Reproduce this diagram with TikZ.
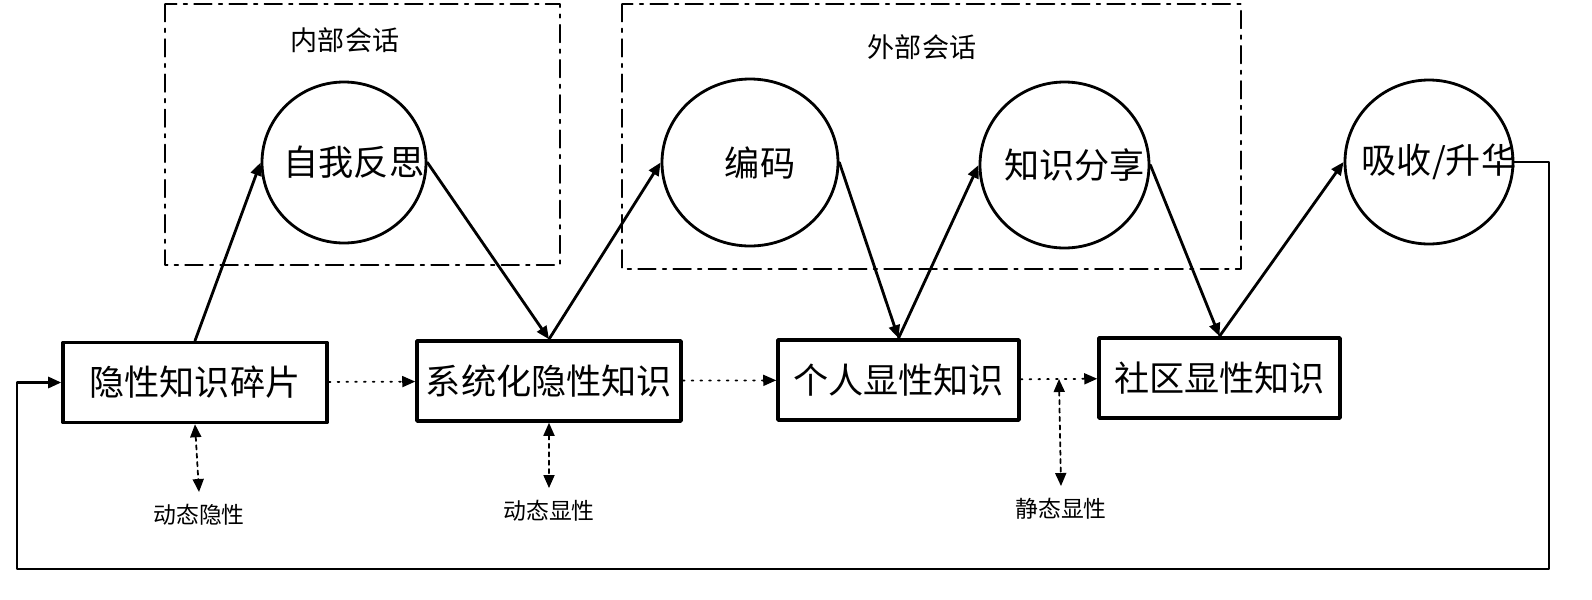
\documentclass[tikz,border=0pt]{standalone}
\usepackage{fontspec}
\setmainfont{Noto Sans CJK SC}
\usetikzlibrary{arrows.meta,shapes.geometric}
\begin{document}
\begin{tikzpicture}[line cap=round,line join=round,
box/.style={draw,line width=1pt,minimum height=0.8cm,inner sep=0pt,font=\fontsize{10}{12}\selectfont},
ring/.style={draw,ellipse,line width=0.8pt,inner sep=0pt},
arr/.style={line width=0.8pt,-{Triangle[length=1.3mm,width=1.1mm]}},
dots/.style={line width=0.5pt,dotted,-{Triangle[length=1.3mm,width=1.1mm]}},
both/.style={line width=0.5pt,dash pattern=on 1.2pt off 1.2pt,{Triangle[length=1.3mm,width=1.1mm]}-{Triangle[length=1.3mm,width=1.1mm]}},
small/.style={font=\fontsize{6.5}{8}\selectfont},
frame/.style={line width=0.5pt,dash pattern=on 5pt off 2pt on 1pt off 2pt}]
\useasboundingbox (0,0) rectangle (15.92,-6);
\draw[frame] (1.65,-0.04) rectangle (5.60,-2.65);
\draw[frame] (6.22,-0.04) rectangle (12.41,-2.69);
\node[font=\fontsize{7.7}{9}\selectfont] (inner) at (3.45,-0.40) {内部会话};
\node[font=\fontsize{7.7}{9}\selectfont] (outer) at (9.22,-0.47) {外部会话};
\foreach \n/\x/\y/\w/\t in {b1/1.95/-3.825/2.64/隐性知识碎片, b2/5.49/-3.81/2.64/系统化隐性知识, b3/8.985/-3.80/2.41/个人显性知识, b4/12.195/-3.78/2.41/社区显性知识}
{\node[box,minimum width=\w cm] (\n) at (\x,\y) {\t};}
\foreach \n/\x/\y/\w/\h/\t in {c1/3.44/-1.625/1.64/1.61/自我反思, c2/7.50/-1.625/1.76/1.67/编码, c3/10.645/-1.65/1.69/1.66/知识分享, c4/14.29/-1.62/1.68/1.64/{吸收/升华}}
{\node[ring,minimum width=\w cm,minimum height=\h cm,label={[xshift=1mm,font=\fontsize{10}{12}\selectfont]center:\t}] (\n) at (\x,\y) {};}
\foreach \a/\b in {b1/c1, b2/c2, b3/c3, b4/c4}
{\draw[arr] (\a.north) -- (\b.west);}
\foreach \a/\b in {c1/b2, c2/b3, c3/b4}
{\draw[arr] (\a.east) -- (\b.north);}
\draw[dots] (b1) -- (b2);
\draw[dots] (b2) -- (b3);
\draw[dots] (b3) -- coordinate[pos=.5] (mid) (b4);
\node[small] (l1) at (1.99,-5.15) {动态隐性};
\node[small] (l2) at (5.49,-5.11) {动态显性};
\node[small] (l3) at (10.61,-5.09) {静态显性};
\draw[both] (b1.south) -- (l1.north);
\draw[both] (b2.south) -- (l2.north);
\draw[both] (mid) -- (l3.north);
\coordinate (fr) at (15.49,-5.69);
\coordinate (fl) at (0.17,-5.69);
\draw[arr] (c4.east) -| (fr) -- (fl) |- (b1.west);
\end{tikzpicture}
\end{document}
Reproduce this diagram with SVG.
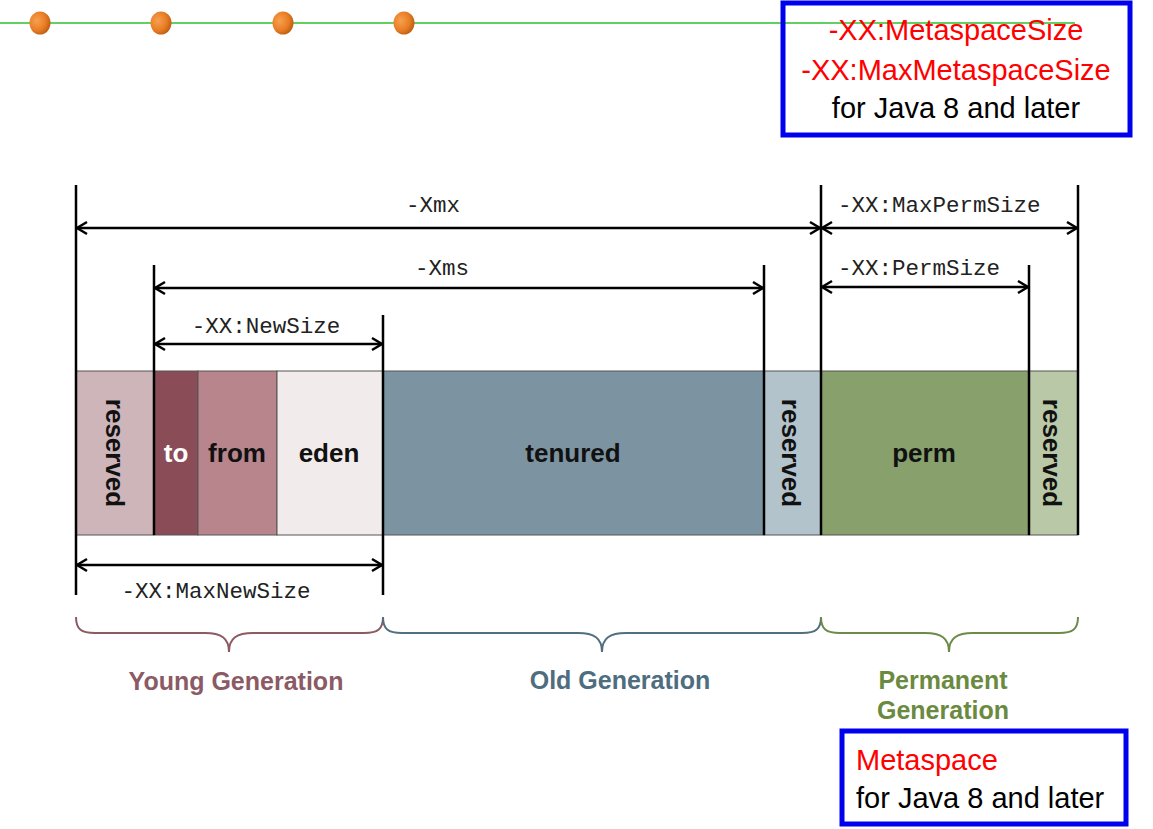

______________________________

#### WRITTEN PROBLEM
Identify the lines in the entries that hold "diagram" and return each one.

#### SOLUTION BELOW
Reproduce this diagram with TikZ.
Reproduce this diagram with SVG.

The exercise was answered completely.